In a separate probe disclosed today, the NY Department of Financial Services was reported to have sent subpoenas to Goldman Sachs, Credit Suisse, BNP Paribas and Societe General, expanding its investigation of whether the banks’ electronic forex trading platforms allowed them to front-run clients. At issue is a latency period between the time an offer is floated and accepted. The department is already probing Barclays and Deutsche Bank over similar concerns and installed monitors at those banks in recent months.

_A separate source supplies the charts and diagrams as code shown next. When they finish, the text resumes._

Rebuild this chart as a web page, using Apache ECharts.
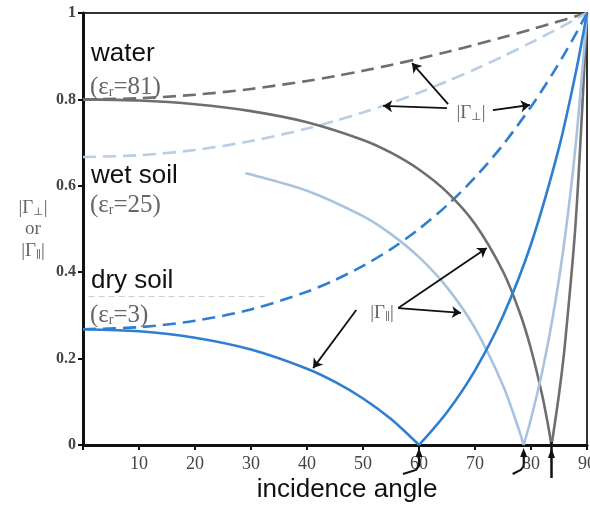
<!DOCTYPE html>
<html><head><meta charset="utf-8">
<script src="https://cdn.jsdelivr.net/npm/echarts/dist/echarts.min.js"></script>
<style>html,body{margin:0;padding:0;background:#fff}#c{width:590px;height:511px}</style>
</head><body><div id="c"></div>
<script>
// incidence angles (degrees) for the perpendicular curves
const perpAngles = [0,10,20,30,40,45,50,55,60,65,70,75,80,82,84,86,88,90];
const waterPerp = [0.8,0.8027,0.8108,0.8242,0.8428,0.8539,0.8662,0.8797,0.8943,0.9099,0.9264,0.9438,0.9619,0.9694,0.9769,0.9845,0.9922,1];
const wetPerp   = [0.6667,0.6707,0.683,0.7035,0.7324,0.75,0.7698,0.7917,0.8156,0.8417,0.8698,0.8998,0.9316,0.9448,0.9582,0.9719,0.9859,1];
const dryPerp   = [0.268,0.2727,0.2875,0.3139,0.3548,0.382,0.4147,0.4536,0.5,0.5548,0.6194,0.6949,0.7828,0.8216,0.8627,0.906,0.9518,1];
// parallel curves
const waterParAngles = [0,10,20,30,40,50,55,60,65,70,75,78,80,82,83,83.66,84,85,86,88,90];
const waterPar       = [0.8,0.7973,0.7887,0.7729,0.7472,0.7062,0.6766,0.6377,0.5853,0.5116,0.4017,0.3061,0.2223,0.1152,0.0494,0,0.0276,0.1175,0.2254,0.5197,1];
const wetParAngles = [29,30,40,50,55,60,65,70,75,78,78.69,80,82,84,86,88,90];
const wetPar       = [0.629,0.6263,0.5887,0.5297,0.4881,0.4348,0.3648,0.2703,0.1375,0.0291,0,0.0608,0.1696,0.3045,0.4748,0.6977,1];
const dryParAngles = [0,10,20,30,40,45,50,55,60,65,70,75,80,85,88,90];
const dryPar       = [0.268,0.2632,0.2482,0.2208,0.1765,0.1459,0.1077,0.06,0,0.0759,0.1729,0.2987,0.4647,0.6883,0.8622,1];
const brewsterAngles = [60, 78.69, 83.66];

const C_WATER = '#6e6e6e', C_WET = '#a9c3df', C_WET_D = '#b9cde4', C_DRY = '#2f7fd1';

function pts(xs, ys){ return xs.map((x,i)=>[x, ys[i]]); }
function branches(xs, ys){ const p = pts(xs, ys); const iz = ys.indexOf(0); return [p.slice(0, iz+1), p.slice(iz)]; }

const series = [];
function addLine(data, color, dashed){
  series.push({type:'line', data, showSymbol:false, smooth:0.3,
    lineStyle:{color, width:2.6, type: dashed ? [13,7] : 'solid', join:'round'}, silent:true, animation:false, z:3});
}
addLine(pts(perpAngles, waterPerp), C_WATER, true);
addLine(pts(perpAngles, wetPerp), C_WET_D, true);
addLine(pts(perpAngles, dryPerp), C_DRY, true);
branches(waterParAngles, waterPar).forEach(b=>addLine(b, C_WATER, false));
branches(wetParAngles, wetPar).forEach(b=>addLine(b, C_WET, false));
branches(dryParAngles, dryPar).forEach(b=>addLine(b, C_DRY, false));

// annotation arrows (data coordinates)
const arrows = [
  [[65.2,0.789],[58.75,0.884]],
  [[65.0,0.780],[53.6,0.785]],
  [[73.2,0.775],[79.8,0.787]],
  [[56.3,0.317],[72.1,0.456]],
  [[56.3,0.317],[67.5,0.306]],
  [[48.8,0.3125],[41.1,0.178]]
];
series.push({type:'line', data:[], silent:true, animation:false, z:5,
  markLine:{silent:true, animation:false, symbol:['none','arrow'], symbolSize:9,
    label:{show:false}, lineStyle:{color:'#111', width:1.8, type:'solid'},
    data: arrows.map(a=>[{coord:a[0]},{coord:a[1]}])}});
series.push({type:'line', data:[], silent:true, animation:false, z:1,
  markLine:{silent:true, animation:false, symbol:['none','none'],
    label:{show:false}, lineStyle:{color:'#cfcfcf', width:1, type:[6,4]},
    data: [[{coord:[1,0.345]},{coord:[33,0.345]}]]}});

const chart = echarts.init(document.getElementById('c'), null, {renderer:'canvas'});
const serif = '"Liberation Serif","DejaVu Serif",serif';
const sans = '"Liberation Sans",Arial,sans-serif';
chart.setOption({
  animation:false,
  grid:{left:83, top:13, right:3, bottom:66, show:true, borderColor:'#333', borderWidth:2, containLabel:false, outerBoundsMode:'none'},
  xAxis:{type:'value', min:0, max:90, interval:10,
    axisLine:{lineStyle:{color:'#111', width:3}},
    axisTick:{show:true, length:5, lineStyle:{color:'#111', width:2}},
    splitLine:{show:false},
    axisLabel:{formatter:v=> v===0 ? '' : String(v), fontFamily:serif, fontSize:18, color:'#444', margin:10}},
  yAxis:{type:'value', min:0, max:1, interval:0.2,
    axisLine:{show:true, lineStyle:{color:'#111', width:3}},
    axisTick:{show:true, length:5, lineStyle:{color:'#111', width:2}},
    splitLine:{show:false},
    axisLabel:{fontFamily:serif, fontSize:16, fontWeight:'bold', color:'#444', margin:7}},
  series
});

function px(x,y){ return chart.convertToPixel({gridIndex:0},[x,y]); }
const g = [];
function txt(x,y,text,font,size,color,align){
  g.push({type:'text', x, y, z:10, style:{text, font: size+'px '+font, fill:color, align:align||'left', verticalAlign:'middle'}});
}
const subRich = {s:{fontFamily:serif, fontSize:14, fill:'#666', padding:[10,0,0,0]}, n:{fontFamily:serif, fontSize:25, fill:'#666'}};
txt(91,54,'water',sans,26,'#111');
g.push({type:'text', x:90, y:87, z:10, style:{text:'{n|(ε}{s|r}{n|=81)}', rich:subRich, verticalAlign:'middle'}});
txt(91,176,'wet soil',sans,26,'#111');
g.push({type:'text', x:90, y:205, z:10, style:{text:'{n|(ε}{s|r}{n|=25)}', rich:subRich, verticalAlign:'middle'}});
txt(91,281,'dry soil',sans,26,'#111');
g.push({type:'text', x:90, y:315, z:10, style:{text:'{n|(ε}{s|r}{n|=3)}', rich:subRich, verticalAlign:'middle'}});
const gRich = {n:{fontFamily:serif, fontSize:19, fill:'#666'}, s:{fontFamily:serif, fontSize:11, fill:'#666', padding:[8,0,0,0]}};
g.push({type:'text', x:471, y:113, z:10, style:{text:'{n||Γ}{s|⊥}{n||}', rich:gRich, align:'center', verticalAlign:'middle'}});
g.push({type:'text', x:382, y:313, z:10, style:{text:'{n||Γ}{s|∥}{n||}', rich:gRich, align:'center', verticalAlign:'middle'}});
g.push({type:'text', x:33, y:208, z:10, style:{text:'{n||Γ}{s|⊥}{n||}', rich:gRich, align:'center', verticalAlign:'middle'}});
txt(33,229,'or',serif,19,'#666','center');
g.push({type:'text', x:33, y:251, z:10, style:{text:'{n||Γ}{s|∥}{n||}', rich:gRich, align:'center', verticalAlign:'middle'}});
g.push({type:'text', x:347, y:490, z:10, style:{text:'incidence angle', font:'26px '+sans, fill:'#111', align:'center', verticalAlign:'middle'}});

// arrows marking the Brewster angles below the axis
brewsterAngles.forEach((a,i)=>{
  const p = px(a,0); const x = p[0], y0 = p[1];
  if(i<2){
    const hook = i===0 ? 16 : 11;
    g.push({type:'polyline', z:10, shape:{points:[[x,y0+8],[x,y0+21],[x-3,y0+25],[x-hook,y0+29]]}, style:{stroke:'#111', lineWidth:2, fill:null}});
    g.push({type:'polygon', z:10, shape:{points:[[x,y0+3],[x-3.5,y0+12],[x+3.5,y0+12]]}, style:{fill:'#111'}});
  } else {
    g.push({type:'line', z:10, shape:{x1:x, y1:y0-3, x2:x, y2:y0+33}, style:{stroke:'#111', lineWidth:2.5}});
    g.push({type:'polygon', z:10, shape:{points:[[x,y0+3],[x-3.5,y0+13],[x+3.5,y0+13]]}, style:{fill:'#111'}});
  }
});
chart.setOption({graphic:g});
</script></body></html>
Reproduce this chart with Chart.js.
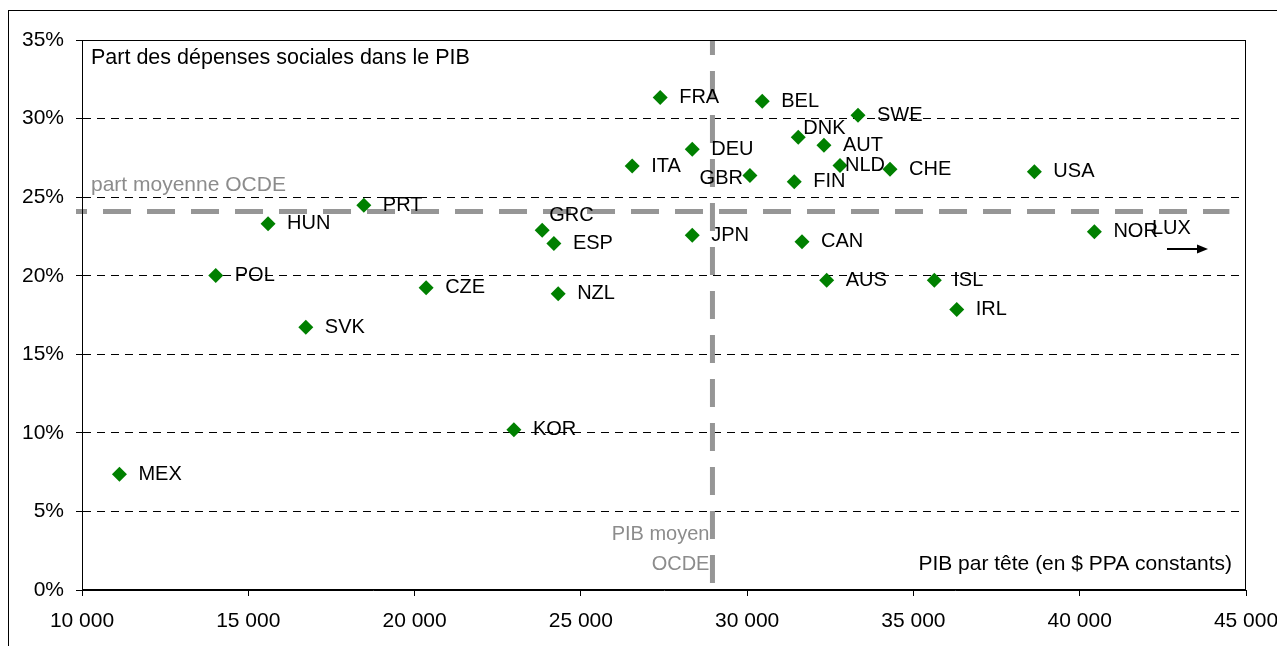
<!DOCTYPE html>
<html>
<head>
<meta charset="utf-8">
<script src="https://cdn.jsdelivr.net/npm/chart.js@4.4.1/dist/chart.umd.min.js"></script>
<style>
  html, body { margin: 0; padding: 0; background: #fff; }
  #wrap { width: 1277px; height: 646px; position: relative; }
</style>
</head>
<body>
<div id="wrap"><canvas id="chart"></canvas></div>
<script>
// OCDE countries: GDP per head (constant $ PPP) vs social spending share of GDP
const countries = ['MEX', 'POL', 'HUN', 'SVK', 'PRT', 'CZE', 'KOR', 'GRC', 'ESP', 'NZL',
    'ITA', 'FRA', 'DEU', 'JPN', 'GBR', 'BEL', 'FIN', 'DNK', 'CAN', 'AUT',
    'NLD', 'SWE', 'CHE', 'AUS', 'ISL', 'IRL', 'USA', 'NOR'];
const gdpPerHead = [11125, 14022, 15595, 16729, 18474, 20348, 22986, 23837, 24189, 24318,
    26544, 27386, 28349, 28349, 30084, 30454, 31417, 31537, 31649, 32310,
    32792, 33333, 34296, 32392, 35628, 36302, 38636, 40441];
const socialShare = [7.37, 20.01, 23.31, 16.72, 24.49, 19.23, 10.20, 22.90, 22.05, 18.85,
    26.98, 31.34, 28.04, 22.58, 26.37, 31.10, 25.98, 28.81, 22.16, 28.30,
    27.02, 30.21, 26.77, 19.71, 19.71, 17.85, 26.62, 22.80];

// OCDE averages
const avgGdp = 28957;
const avgShare = 24.09;

// off-scale country (GDP beyond the axis), shown with an arrow
const offScaleLabel = 'LUX';
const offScaleShare = 21.7;

const xTicks = [10000, 15000, 20000, 25000, 30000, 35000, 40000, 45000];
const yTicks = [0, 5, 10, 15, 20, 25, 30, 35];

// label placement around each marker (default: right of the point)
const labelPlace = {
    GRC: { dx: 7, dy: -15, align: 'left' },
    GBR: { dx: -7, dy: 3, align: 'right' },
    DNK: { dx: 5, dy: -9, align: 'left' },
    NLD: { dx: 5, dy: 0, align: 'left' }
};

const GREEN = '#008000';
const GREY = '#969696';
const FONT = "'Liberation Sans', Arial, sans-serif";

Chart.defaults.font.family = FONT;
Chart.defaults.font.size = 21;
Chart.defaults.color = '#000';

const points = countries.map((c, i) => ({ x: gdpPerHead[i], y: socialShare[i] }));

function fmtThousands(v) {
    return String(v).replace(/\B(?=(\d{3})+(?!\d))/g, ' ');
}

const annotations = {
    id: 'annotations',
    beforeDraw(chart) {
        const ctx = chart.ctx;
        ctx.save();
        ctx.strokeStyle = '#000';
        ctx.lineWidth = 1;
        ctx.strokeRect(8.5, 10.5, 1400, 1000);
        ctx.restore();
    },
    afterDatasetsDraw(chart) {
        const ctx = chart.ctx;
        const area = chart.chartArea;
        const xs = chart.scales.x;
        const ys = chart.scales.y;
        const meta = chart.getDatasetMeta(0);

        ctx.save();
        ctx.font = '20px ' + FONT;
        ctx.textBaseline = 'middle';
        ctx.fillStyle = '#000';

        // country codes
        meta.data.forEach((pt, i) => {
            const p = labelPlace[countries[i]] || { dx: 19, dy: 0, align: 'left' };
            ctx.textAlign = p.align;
            ctx.fillText(countries[i], pt.x + p.dx, pt.y + p.dy);
        });

        // LUX, off the scale
        const ly = ys.getPixelForValue(offScaleShare);
        ctx.textAlign = 'left';
        ctx.fillText(offScaleLabel, area.right - 94, ly - 21);
        ctx.strokeStyle = '#000';
        ctx.lineWidth = 2;
        ctx.beginPath();
        ctx.moveTo(area.right - 79, ly);
        ctx.lineTo(area.right - 47, ly);
        ctx.stroke();
        ctx.beginPath();
        ctx.moveTo(area.right - 38, ly);
        ctx.lineTo(area.right - 49, ly - 4.5);
        ctx.lineTo(area.right - 49, ly + 4.5);
        ctx.closePath();
        ctx.fillStyle = '#000';
        ctx.fill();

        // texts in the plot
        ctx.font = '21.5px ' + FONT;
        ctx.fillStyle = '#000';
        ctx.textAlign = 'left';
        ctx.fillText('Part des dépenses sociales dans le PIB', area.left + 9, area.top + 18);
        ctx.font = '21px ' + FONT;
        ctx.textAlign = 'right';
        ctx.fillText('PIB par tête (en $ PPA constants)', area.right - 14, area.bottom - 26);

        ctx.fillStyle = '#8c8c8c';
        ctx.textAlign = 'left';
        ctx.fillText('part moyenne OCDE', area.left + 9, ys.getPixelForValue(avgShare) - 26);
        const ax = xs.getPixelForValue(avgGdp);
        ctx.font = '20px ' + FONT;
        ctx.textAlign = 'right';
        ctx.fillText('PIB moyen', ax - 3, area.bottom - 56);
        ctx.fillText('OCDE', ax - 3, area.bottom - 26);

        // plot frame
        ctx.strokeStyle = '#000';
        ctx.lineWidth = 1;
        ctx.strokeRect(Math.round(area.left) + 0.5, Math.round(area.top) + 0.5,
            Math.round(area.right - area.left) - 1, Math.round(area.bottom - area.top) - 1);
        ctx.restore();
    }
};

new Chart(document.getElementById('chart'), {
    type: 'scatter',
    data: {
        datasets: [{
            label: 'pays',
            data: points,
            pointStyle: 'rectRot',
            pointRadius: 7.5,
            pointHoverRadius: 7.5,
            backgroundColor: GREEN,
            borderColor: GREEN,
            borderWidth: 0
        }, {
            label: 'PIB moyen OCDE',
            data: [{ x: avgGdp, y: 35 }, { x: avgGdp, y: 0 }],
            showLine: true,
            pointRadius: 0,
            borderColor: GREY,
            borderWidth: 5,
            borderDash: [28, 16],
            borderDashOffset: 13,
            borderCapStyle: 'butt'
        }, {
            label: 'part moyenne OCDE',
            data: [{ x: 9820, y: avgShare }, { x: 44500, y: avgShare }],
            showLine: true,
            pointRadius: 0,
            borderColor: GREY,
            borderWidth: 5,
            borderDash: [28, 16],
            borderDashOffset: 17,
            borderCapStyle: 'butt',
            clip: false
        }]
    },
    options: {
        responsive: true,
        maintainAspectRatio: false,
        animation: false,
        layout: { padding: { top: 40, right: 31, left: 0, bottom: 0 } },
        plugins: {
            legend: { display: false },
            tooltip: { enabled: false }
        },
        scales: {
            x: {
                type: 'linear',
                min: 10000,
                max: 45000,
                afterBuildTicks: s => { s.ticks = xTicks.map(v => ({ value: v })); },
                afterFit: s => { s.height = 56; s.paddingLeft = 0; s.paddingRight = 0; },
                border: { display: true, color: '#000', width: 1 },
                grid: { drawOnChartArea: false, drawTicks: true, tickLength: 6, tickColor: '#000' },
                ticks: { padding: 13, maxRotation: 0, autoSkip: false, callback: v => fmtThousands(v) }
            },
            y: {
                type: 'linear',
                min: 0,
                max: 35,
                afterBuildTicks: s => { s.ticks = yTicks.map(v => ({ value: v })); },
                afterFit: s => { s.width = 82; s.paddingTop = 0; s.paddingBottom = 0; },
                border: { display: true, color: '#000', width: 1, dash: [8, 6] },
                grid: {
                    color: c => (c.tick && (c.tick.value === 0 || c.tick.value === 35)) ? 'rgba(0,0,0,0)' : '#000',
                    lineWidth: 1,
                    tickLength: 6,
                    tickColor: '#000',
                    tickBorderDash: []
                },
                ticks: { padding: 12, autoSkip: false, callback: v => v + '%' }
            }
        }
    },
    plugins: [annotations]
});
</script>
</body>
</html>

Reuters reports an unnamed official says HSBC could see its 2012 deferred prosecution deal with US authorities over anti-money laundering reopened as a result of separate, ongoing probes into the bank’s alleged role in manipulating currency rates and helping Americans evade taxes. Obama’s nominee for attorney general, Loretta Lynch negotiated a deal with HSBC two years ago that saw it avoid criminal charges but Lynch says DoJ still has powers to act. In the 2012 settlement HSBC was fined $1.9 billion over money-laundering with Mexican drug cartels, including the notorious Sinaloa Cartel, and breaches of US sanctions; it is the largest money laundering case in history; the fine equals about 5 weeks profits. No individual at HSBC was fined or charged. The harshest punishment appears to be partial deferral of some bonuses.
Lynch has sent a letter to Senator Chuck Grassley of the Senate Judiciary Committee, writing that the 2012 Deferred Prosecution Agreement (DPA) “addresses only the charges filed in the criminal information, which are limited to violations of the Bank Secrecy Act for failures to maintain an adequate anti money-laundering program and for sanctions violations. The DPA explicitly does not provide any protection against prosecution for conduct beyond what was described in the Statement of Facts.”
Lynch is scheduled to replace AG Eric Holder, who essentially avoided prosecuting big banks out of fear that it might create global uncertainty if a bank was criminally prosecuted and lost its charter. I’m not sure how being a bagman for drug cartels and tax cheats promotes global financial stability. Maybe that’s something the new AG can answer.